Records with drawing code:
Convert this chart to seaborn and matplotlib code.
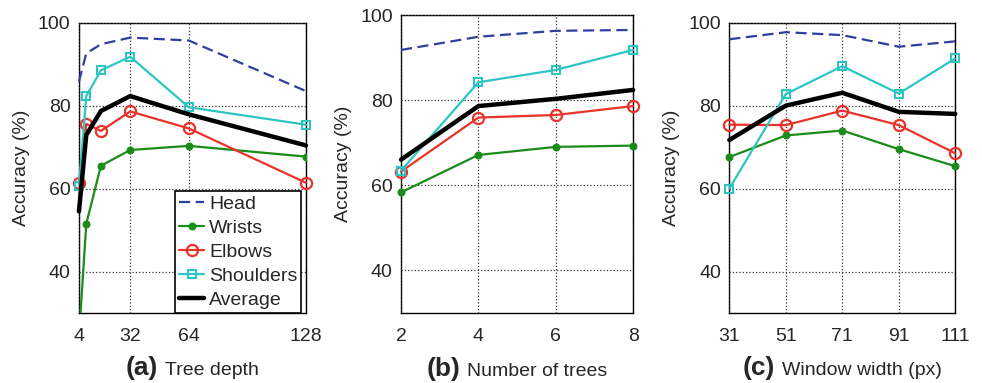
import matplotlib
matplotlib.use("Agg")
import matplotlib.pyplot as plt
import seaborn as sns
from matplotlib.offsetbox import TextArea, HPacker, AnnotationBbox

# -----------------------------
# DATA
# -----------------------------

series_names = ["Head", "Wrists", "Elbows", "Shoulders", "Average"]

# (a) tree depth
depth = [4, 8, 16, 32, 64, 128]
depth_head = [85.8, 92.6, 94.8, 96.4, 95.7, 83.5]
depth_wrists = [24.0, 51.5, 65.5, 69.3, 70.3, 67.7]
depth_elbows = [61.3, 75.6, 73.9, 78.6, 74.5, 61.4]
depth_shoulders = [60.6, 82.3, 88.5, 91.8, 79.6, 75.4]
depth_average = [54.5, 72.9, 78.7, 82.3, 77.9, 70.4]

# (b) number of trees
trees = [2, 4, 6, 8]
trees_head = [91.8, 94.9, 96.3, 96.5]
trees_wrists = [58.3, 67.1, 69.0, 69.3]
trees_elbows = [63.2, 75.9, 76.5, 78.6]
trees_shoulders = [63.4, 84.2, 87.1, 91.8]
trees_average = [66.0, 78.6, 80.3, 82.4]

# (c) window width
window = [31, 51, 71, 91, 111]
window_head = [96.0, 97.7, 97.0, 94.2, 95.5]
window_wrists = [67.6, 72.8, 74.0, 69.5, 65.4]
window_elbows = [75.4, 75.3, 78.8, 75.3, 68.5]
window_shoulders = [60.0, 82.8, 89.5, 82.9, 91.4]
window_average = [71.7, 80.0, 83.1, 78.5, 78.0]

panel_tags = ["(a)", "(b)", "(c)"]
panel_titles = ["Tree depth", "Number of trees", "Window width (px)"]
panel_xticks = [[4, 32, 64, 128], [2, 4, 6, 8], [31, 51, 71, 91, 111]]
yticks = [40, 60, 80, 100]
ymin, ymax = 30, 100

# -----------------------------
# STYLE
# -----------------------------

sns.set_style("white")
plt.rcParams["font.family"] = ["Liberation Sans", "DejaVu Sans"]
plt.rcParams["font.size"] = 14

styles = {
    "Head": dict(color="#2e3f9e", linestyle=(0, (5, 2.5)), linewidth=1.6),
    "Wrists": dict(color="#1a8c1a", marker="o", markersize=5,
                   markeredgecolor="#1a8c1a", linewidth=1.6),
    "Elbows": dict(color="#e8322a", marker="o", markersize=8, markerfacecolor="none",
                   markeredgecolor="#e8322a", markeredgewidth=1.6, linewidth=1.6),
    "Shoulders": dict(color="#2ec4c4", marker="s", markersize=6, markerfacecolor="none",
                      markeredgecolor="#2ec4c4", markeredgewidth=1.5, linewidth=1.6),
    "Average": dict(color="black", linewidth=3.2),
}

panels = [
    (depth, [depth_head, depth_wrists, depth_elbows, depth_shoulders, depth_average]),
    (trees, [trees_head, trees_wrists, trees_elbows, trees_shoulders, trees_average]),
    (window, [window_head, window_wrists, window_elbows, window_shoulders, window_average]),
]

# axes boxes in figure fractions (left, bottom, width, height)
boxes = [
    (0.0804, 0.1828, 0.2312, 0.758),
    (0.4084, 0.1836, 0.2363, 0.777),
    (0.7427, 0.1828, 0.2301, 0.758),
]

fig = plt.figure(figsize=(9.82, 3.83), dpi=100)

for i, ((xs, ys_list), box) in enumerate(zip(panels, boxes)):
    ax = fig.add_axes(box)

    for name, ys in zip(series_names, ys_list):
        kw = dict(styles[name])
        if i == 0:
            kw["label"] = name
        # markers at the edges are drawn whole unless the line leaves the box
        kw["clip_on"] = min(ys) < ymin
        sns.lineplot(x=xs, y=ys, ax=ax, **kw)

    ax.set_xlim(xs[0], xs[-1])
    ax.set_ylim(ymin, ymax)
    ax.set_xticks(panel_xticks[i])
    ax.set_yticks(yticks)
    ax.tick_params(length=0, labelsize=14)
    ax.tick_params(axis="x", pad=11)
    ax.tick_params(axis="y", pad=6)
    ax.grid(True, linestyle=":", color="#333333", linewidth=0.9)
    for sp in ax.spines.values():
        sp.set_color("black")
        sp.set_linewidth(1.0)
        sp.set_zorder(0.5)

    ax.set_ylabel("Accuracy (%)", fontsize=14, labelpad=6)
    ax.set_xlabel("")

    # bold tag + plain title under the axis
    tag = TextArea(panel_tags[i], textprops=dict(fontsize=19, fontweight="bold"))
    title = TextArea(panel_titles[i], textprops=dict(fontsize=14))
    pack = HPacker(children=[tag, title], align="baseline", pad=0, sep=5)
    ab = AnnotationBbox(pack, (0.5, -0.19), xycoords="axes fraction",
                        box_alignment=(0.5, 0.5), frameon=False,
                        annotation_clip=False)
    ax.add_artist(ab)

    if i == 0:
        leg = ax.legend(loc="lower right", bbox_to_anchor=(0.98, 0.0),
                        fontsize=14, frameon=True,
                        fancybox=False, framealpha=1, edgecolor="black",
                        borderaxespad=0.0, borderpad=0.2, labelspacing=0.33,
                        handlelength=1.3, handletextpad=0.25)
        leg.get_frame().set_linewidth(1.2)
    else:
        if ax.get_legend() is not None:
            ax.get_legend().remove()

plt.savefig("out.png", dpi=100)
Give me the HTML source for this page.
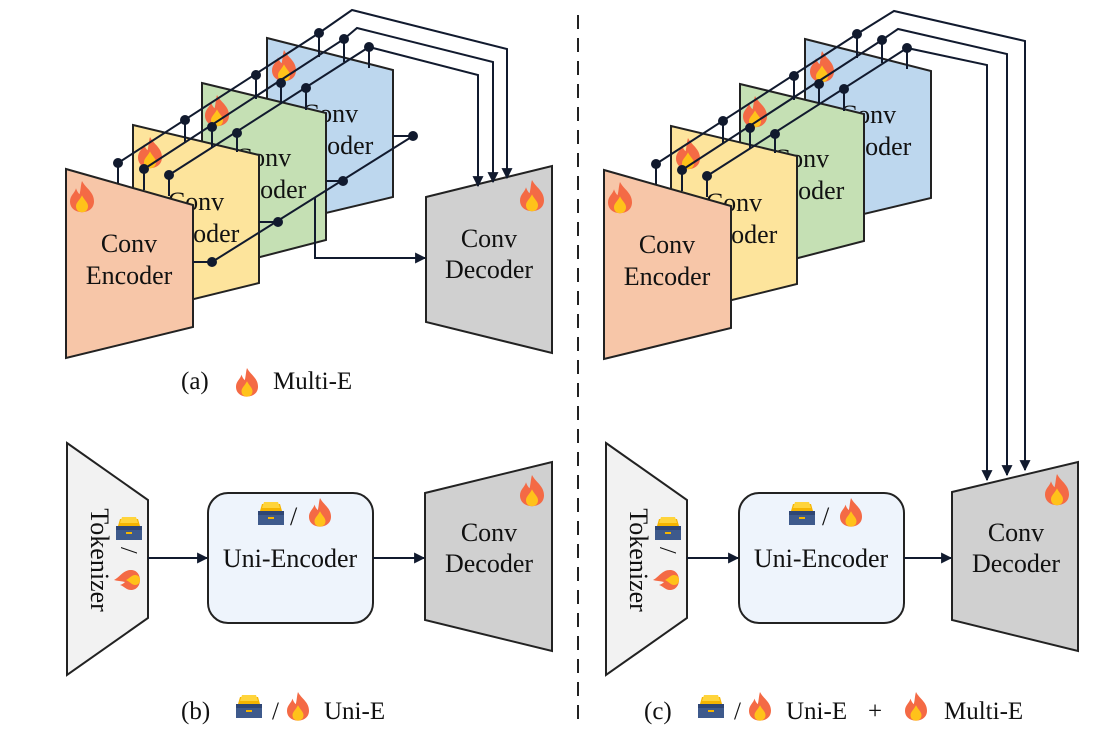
<!DOCTYPE html>
<html><head><meta charset="utf-8"><style>
html,body{margin:0;padding:0;background:#fff;}
svg{display:block;}
text{font-family:"Liberation Serif",serif;fill:#111;}
</style></head><body>
<svg width="1107" height="744" viewBox="0 0 1107 744" xmlns="http://www.w3.org/2000/svg">
<defs>
<g id="flame">
<path d="M10 0 C13 6 20 9 20 17 C20 23 15 26 10 26 C5 26 0 23 0 17 C0 12 4 10 5 6 C6 9 7 10 8 11 C9 7 9 3 10 0Z" fill="#f46a45"/>
<path d="M10 12 C12 16 15 18 15 21 C15 24 13 26 10 26 C7 26 5 24 5 21 C5 18 8 16 10 12Z" fill="#ffc21a"/>
</g>
<g id="bflame"><use href="#flame" transform="scale(1.2)"/></g>
<g id="box">
<path d="M4 2 L22 2 L24 9 L2 9Z" fill="#f5b400"/>
<path d="M6 0 L20 0 L22 6 L4 6Z" fill="#ffd43b"/>
<rect x="0" y="9" width="26" height="14" fill="#3e5a8c"/>
<rect x="0" y="9" width="26" height="4" fill="#2f4674"/>
<rect x="10" y="15" width="6" height="2" fill="#f5b400"/>
</g>
<marker id="ah" viewBox="0 0 10 10" refX="9" refY="5" markerWidth="12" markerHeight="11" orient="auto" markerUnits="userSpaceOnUse">
<path d="M0 0 L10 5 L0 10Z" fill="#111a2e"/>
</marker>
</defs>

<!-- ========== Panel (a) ========== -->
<polygon points="267,38 393,70 393,197 267,227" fill="#bdd7ee" stroke="#222" stroke-width="2"/>
<text x="330" y="122" font-size="26" text-anchor="middle">Conv</text>
<text x="330" y="154" font-size="26" text-anchor="middle">Encoder</text>
<use href="#bflame" x="272" y="50"/>
<polygon points="202,83 326,113 326,240 202,272" fill="#c5e0b4" stroke="#222" stroke-width="2"/>
<text x="263" y="166" font-size="26" text-anchor="middle">Conv</text>
<text x="263" y="198" font-size="26" text-anchor="middle">Encoder</text>
<use href="#bflame" x="205" y="95"/>
<polygon points="133,125 259,155 259,283 133,314" fill="#fde49c" stroke="#222" stroke-width="2"/>
<text x="196" y="210" font-size="26" text-anchor="middle">Conv</text>
<text x="196" y="242" font-size="26" text-anchor="middle">Encoder</text>
<use href="#bflame" x="138" y="137"/>
<polygon points="66,169 193,205 193,327 66,358" fill="#f7c6a8" stroke="#222" stroke-width="2"/>
<text x="129" y="252" font-size="26" text-anchor="middle">Conv</text>
<text x="129" y="284" font-size="26" text-anchor="middle">Encoder</text>
<use href="#bflame" x="70" y="181"/>

<polygon points="426,197 552,166 552,353 426,322" fill="#d0d0d0" stroke="#222" stroke-width="2"/>
<text x="489" y="247" font-size="26" text-anchor="middle">Conv</text>
<text x="489" y="278" font-size="26" text-anchor="middle">Decoder</text>
<use href="#bflame" x="520" y="180"/>

<g stroke="#111a2e" stroke-width="2" fill="none">
<polyline points="118,163 319,33 352,10 507,49 507,178" marker-end="url(#ah)"/>
<polyline points="144,169 344,39 357,28 493,62 493,182" marker-end="url(#ah)"/>
<polyline points="169,175 369,47 478,75 478,186" marker-end="url(#ah)"/>
<path d="M118 163 V183 M185 120 V142 M256 75 V99 M319 33 V57 M144 169 V190 M212 127 V147 M281 83 V104 M344 39 V62 M169 175 V196 M237 133 V152 M306 88 V110 M369 47 V68"/>
<polyline points="193,262 212,262 413,136"/>
<path d="M259 222 H278 M326 181 H343 M393 136 H413"/>
<polyline points="315,197 315,258 425,258" marker-end="url(#ah)"/>
</g>
<g fill="#111a2e">
<circle cx="118" cy="163" r="5"/><circle cx="185" cy="120" r="5"/><circle cx="256" cy="75" r="5"/><circle cx="319" cy="33" r="5"/>
<circle cx="144" cy="169" r="5"/><circle cx="212" cy="127" r="5"/><circle cx="281" cy="83" r="5"/><circle cx="344" cy="39" r="5"/>
<circle cx="169" cy="175" r="5"/><circle cx="237" cy="133" r="5"/><circle cx="306" cy="88" r="5"/><circle cx="369" cy="47" r="5"/>
<circle cx="212" cy="262" r="5"/><circle cx="278" cy="222" r="5"/><circle cx="343" cy="181" r="5"/><circle cx="413" cy="136" r="5"/>
</g>
<text x="181" y="389" font-size="25">(a)</text>
<use href="#flame" transform="translate(236,368) scale(1.1)"/>
<text x="273" y="389" font-size="25">Multi-E</text>

<!-- ========== Panel (b) ========== -->
<polygon points="67,443 148,500 148,618 67,675" fill="#f2f2f2" stroke="#222" stroke-width="2"/>
<text transform="translate(91,560) rotate(90)" font-size="26" text-anchor="middle">Tokenizer</text>
<use href="#box" transform="translate(116,517)"/>
<text transform="translate(121,547) rotate(90)" font-size="24">/</text>
<use href="#flame" transform="translate(114,590) rotate(-90)"/>
<rect x="208" y="493" width="165" height="130" rx="20" fill="#eef4fc" stroke="#222" stroke-width="2"/>
<use href="#box" x="258" y="502"/>
<text x="290" y="525" font-size="26">/</text>
<use href="#flame" transform="translate(309,498) scale(1.1)"/>
<text x="290" y="567" font-size="26" text-anchor="middle">Uni-Encoder</text>
<polygon points="425,493 552,462 552,651 425,620" fill="#d0d0d0" stroke="#222" stroke-width="2"/>
<text x="489" y="541" font-size="26" text-anchor="middle">Conv</text>
<text x="489" y="572" font-size="26" text-anchor="middle">Decoder</text>
<use href="#bflame" x="520" y="475"/>
<g stroke="#111a2e" stroke-width="2" fill="none">
<line x1="148" y1="558" x2="207" y2="558" marker-end="url(#ah)"/>
<line x1="373" y1="558" x2="424" y2="558" marker-end="url(#ah)"/>
</g>
<text x="181" y="719" font-size="25">(b)</text>
<use href="#box" x="236" y="695"/>
<text x="272" y="719" font-size="25">/</text>
<use href="#flame" transform="translate(287,692) scale(1.1)"/>
<text x="324" y="719" font-size="25">Uni-E</text>

<!-- divider -->
<line x1="578" y1="15" x2="578" y2="728" stroke="#222" stroke-width="2" stroke-dasharray="14,9"/>

<!-- ========== Panel (c) ========== -->
<g transform="translate(538,1)">
<polygon points="267,38 393,70 393,197 267,227" fill="#bdd7ee" stroke="#222" stroke-width="2"/>
<text x="330" y="122" font-size="26" text-anchor="middle">Conv</text>
<text x="330" y="154" font-size="26" text-anchor="middle">Encoder</text>
<use href="#bflame" x="272" y="50"/>
<polygon points="202,83 326,113 326,240 202,272" fill="#c5e0b4" stroke="#222" stroke-width="2"/>
<text x="263" y="166" font-size="26" text-anchor="middle">Conv</text>
<text x="263" y="198" font-size="26" text-anchor="middle">Encoder</text>
<use href="#bflame" x="205" y="95"/>
<polygon points="133,125 259,155 259,283 133,314" fill="#fde49c" stroke="#222" stroke-width="2"/>
<text x="196" y="210" font-size="26" text-anchor="middle">Conv</text>
<text x="196" y="242" font-size="26" text-anchor="middle">Encoder</text>
<use href="#bflame" x="138" y="137"/>
<polygon points="66,169 193,205 193,327 66,358" fill="#f7c6a8" stroke="#222" stroke-width="2"/>
<text x="129" y="252" font-size="26" text-anchor="middle">Conv</text>
<text x="129" y="284" font-size="26" text-anchor="middle">Encoder</text>
<use href="#bflame" x="70" y="181"/>
<g stroke="#111a2e" stroke-width="2" fill="none">
<polyline points="118,163 319,33 356,10 487,40 487,469" marker-end="url(#ah)"/>
<polyline points="144,169 344,39 360,28 469,53 469,474" marker-end="url(#ah)"/>
<polyline points="169,175 369,47 449,64 449,479" marker-end="url(#ah)"/>
<path d="M118 163 V183 M185 120 V142 M256 75 V99 M319 33 V57 M144 169 V190 M212 127 V147 M281 83 V104 M344 39 V62 M169 175 V196 M237 133 V152 M306 88 V110 M369 47 V68"/>
</g>
<g fill="#111a2e">
<circle cx="118" cy="163" r="5"/><circle cx="185" cy="120" r="5"/><circle cx="256" cy="75" r="5"/><circle cx="319" cy="33" r="5"/>
<circle cx="144" cy="169" r="5"/><circle cx="212" cy="127" r="5"/><circle cx="281" cy="83" r="5"/><circle cx="344" cy="39" r="5"/>
<circle cx="169" cy="175" r="5"/><circle cx="237" cy="133" r="5"/><circle cx="306" cy="88" r="5"/><circle cx="369" cy="47" r="5"/>
</g>
</g>

<polygon points="606,443 687,500 687,618 606,675" fill="#f2f2f2" stroke="#222" stroke-width="2"/>
<text transform="translate(630,560) rotate(90)" font-size="26" text-anchor="middle">Tokenizer</text>
<use href="#box" transform="translate(655,517)"/>
<text transform="translate(660,547) rotate(90)" font-size="24">/</text>
<use href="#flame" transform="translate(653,590) rotate(-90)"/>
<rect x="739" y="493" width="165" height="130" rx="20" fill="#eef4fc" stroke="#222" stroke-width="2"/>
<use href="#box" x="789" y="502"/>
<text x="822" y="525" font-size="26">/</text>
<use href="#flame" transform="translate(840,498) scale(1.1)"/>
<text x="821" y="567" font-size="26" text-anchor="middle">Uni-Encoder</text>
<polygon points="952,492 1078,462 1078,651 952,620" fill="#d0d0d0" stroke="#222" stroke-width="2"/>
<text x="1016" y="541" font-size="26" text-anchor="middle">Conv</text>
<text x="1016" y="572" font-size="26" text-anchor="middle">Decoder</text>
<use href="#bflame" x="1045" y="474"/>
<g stroke="#111a2e" stroke-width="2" fill="none">
<line x1="687" y1="558" x2="738" y2="558" marker-end="url(#ah)"/>
<line x1="904" y1="558" x2="951" y2="558" marker-end="url(#ah)"/>
</g>
<text x="644" y="719" font-size="25">(c)</text>
<use href="#box" x="698" y="695"/>
<text x="734" y="719" font-size="25">/</text>
<use href="#flame" transform="translate(749,692) scale(1.1)"/>
<text x="786" y="719" font-size="25">Uni-E</text>
<text x="868" y="719" font-size="25">+</text>
<use href="#flame" transform="translate(905,692) scale(1.1)"/>
<text x="944" y="719" font-size="25">Multi-E</text>
</svg>
</body></html>
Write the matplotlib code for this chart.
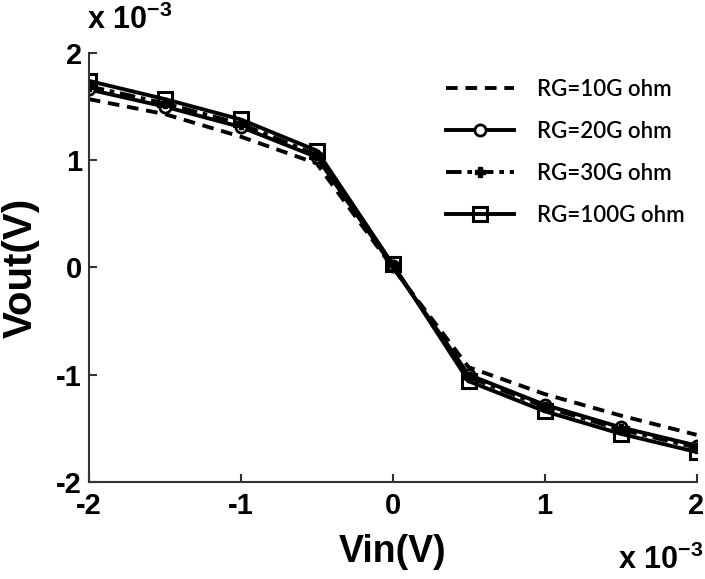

* _Task directions_: Show all lines in the entries above where the word "matplotlib" appears.

* _Completed exercise_:
Convert this chart to seaborn and matplotlib code.
import matplotlib
matplotlib.use("Agg")
import matplotlib.pyplot as plt
from matplotlib.offsetbox import TextArea, HPacker, AnnotationBbox
Write the matplotlib code for this chart.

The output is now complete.